INFORMATION SHOWN:

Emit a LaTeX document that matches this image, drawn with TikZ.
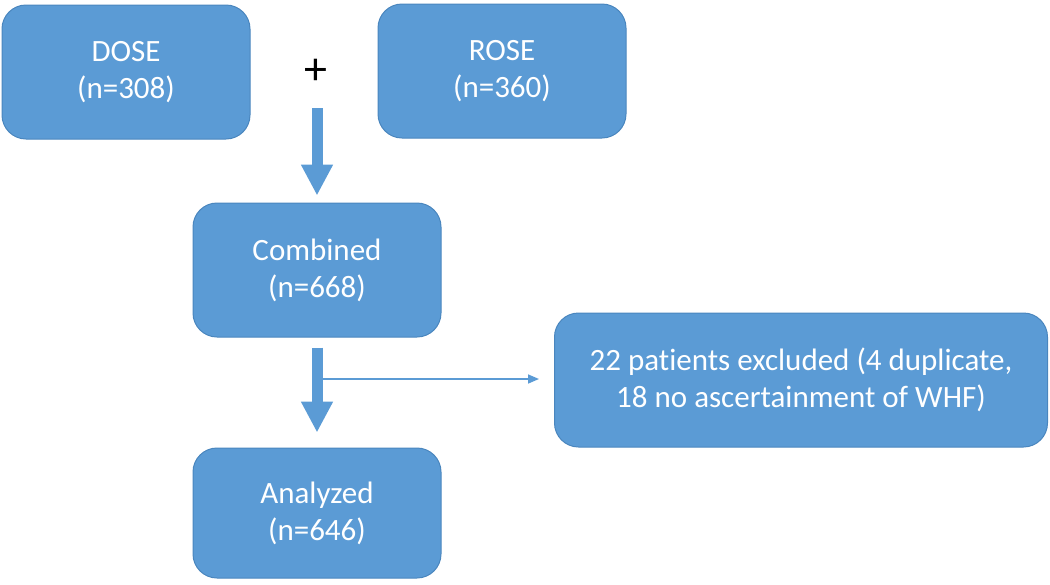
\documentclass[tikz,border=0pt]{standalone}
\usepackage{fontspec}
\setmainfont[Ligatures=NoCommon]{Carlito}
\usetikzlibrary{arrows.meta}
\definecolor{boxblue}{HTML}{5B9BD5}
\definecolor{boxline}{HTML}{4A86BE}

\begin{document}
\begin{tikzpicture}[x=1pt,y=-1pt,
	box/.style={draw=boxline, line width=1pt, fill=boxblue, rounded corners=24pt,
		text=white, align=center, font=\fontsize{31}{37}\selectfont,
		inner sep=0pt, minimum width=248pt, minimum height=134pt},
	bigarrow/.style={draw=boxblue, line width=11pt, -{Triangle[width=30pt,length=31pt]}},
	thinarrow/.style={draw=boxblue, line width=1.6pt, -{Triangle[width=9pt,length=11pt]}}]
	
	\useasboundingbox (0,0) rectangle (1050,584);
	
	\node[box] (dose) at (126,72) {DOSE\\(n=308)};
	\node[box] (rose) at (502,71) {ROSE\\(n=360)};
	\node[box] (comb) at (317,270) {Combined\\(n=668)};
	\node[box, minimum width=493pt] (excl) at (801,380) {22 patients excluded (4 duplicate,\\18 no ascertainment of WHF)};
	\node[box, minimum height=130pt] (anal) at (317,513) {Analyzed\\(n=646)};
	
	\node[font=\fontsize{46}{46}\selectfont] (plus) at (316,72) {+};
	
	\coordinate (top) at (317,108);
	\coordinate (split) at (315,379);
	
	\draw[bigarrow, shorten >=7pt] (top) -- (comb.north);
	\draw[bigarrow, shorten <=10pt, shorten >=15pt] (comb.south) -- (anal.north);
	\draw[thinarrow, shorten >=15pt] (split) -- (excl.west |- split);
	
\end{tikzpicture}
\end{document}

TASK GOAL: Copy every line of the data word for word, omitting the images.

RESULT FOR THIS TASK:
Emit a LaTeX document that matches this image, drawn with TikZ.
\documentclass[tikz,border=0pt]{standalone}
\usepackage{fontspec}
\setmainfont[Ligatures=NoCommon]{Carlito}
\usetikzlibrary{arrows.meta}
\definecolor{boxblue}{HTML}{5B9BD5}
\definecolor{boxline}{HTML}{4A86BE}

\begin{document}
\begin{tikzpicture}[x=1pt,y=-1pt,
	box/.style={draw=boxline, line width=1pt, fill=boxblue, rounded corners=24pt,
		text=white, align=center, font=\fontsize{31}{37}\selectfont,
		inner sep=0pt, minimum width=248pt, minimum height=134pt},
	bigarrow/.style={draw=boxblue, line width=11pt, -{Triangle[width=30pt,length=31pt]}},
	thinarrow/.style={draw=boxblue, line width=1.6pt, -{Triangle[width=9pt,length=11pt]}}]
	
	\useasboundingbox (0,0) rectangle (1050,584);
	
	\node[box] (dose) at (126,72) {DOSE\\(n=308)};
	\node[box] (rose) at (502,71) {ROSE\\(n=360)};
	\node[box] (comb) at (317,270) {Combined\\(n=668)};
	\node[box, minimum width=493pt] (excl) at (801,380) {22 patients excluded (4 duplicate,\\18 no ascertainment of WHF)};
	\node[box, minimum height=130pt] (anal) at (317,513) {Analyzed\\(n=646)};
	
	\node[font=\fontsize{46}{46}\selectfont] (plus) at (316,72) {+};
	
	\coordinate (top) at (317,108);
	\coordinate (split) at (315,379);
	
	\draw[bigarrow, shorten >=7pt] (top) -- (comb.north);
	\draw[bigarrow, shorten <=10pt, shorten >=15pt] (comb.south) -- (anal.north);
	\draw[thinarrow, shorten >=15pt] (split) -- (excl.west |- split);
	
\end{tikzpicture}
\end{document}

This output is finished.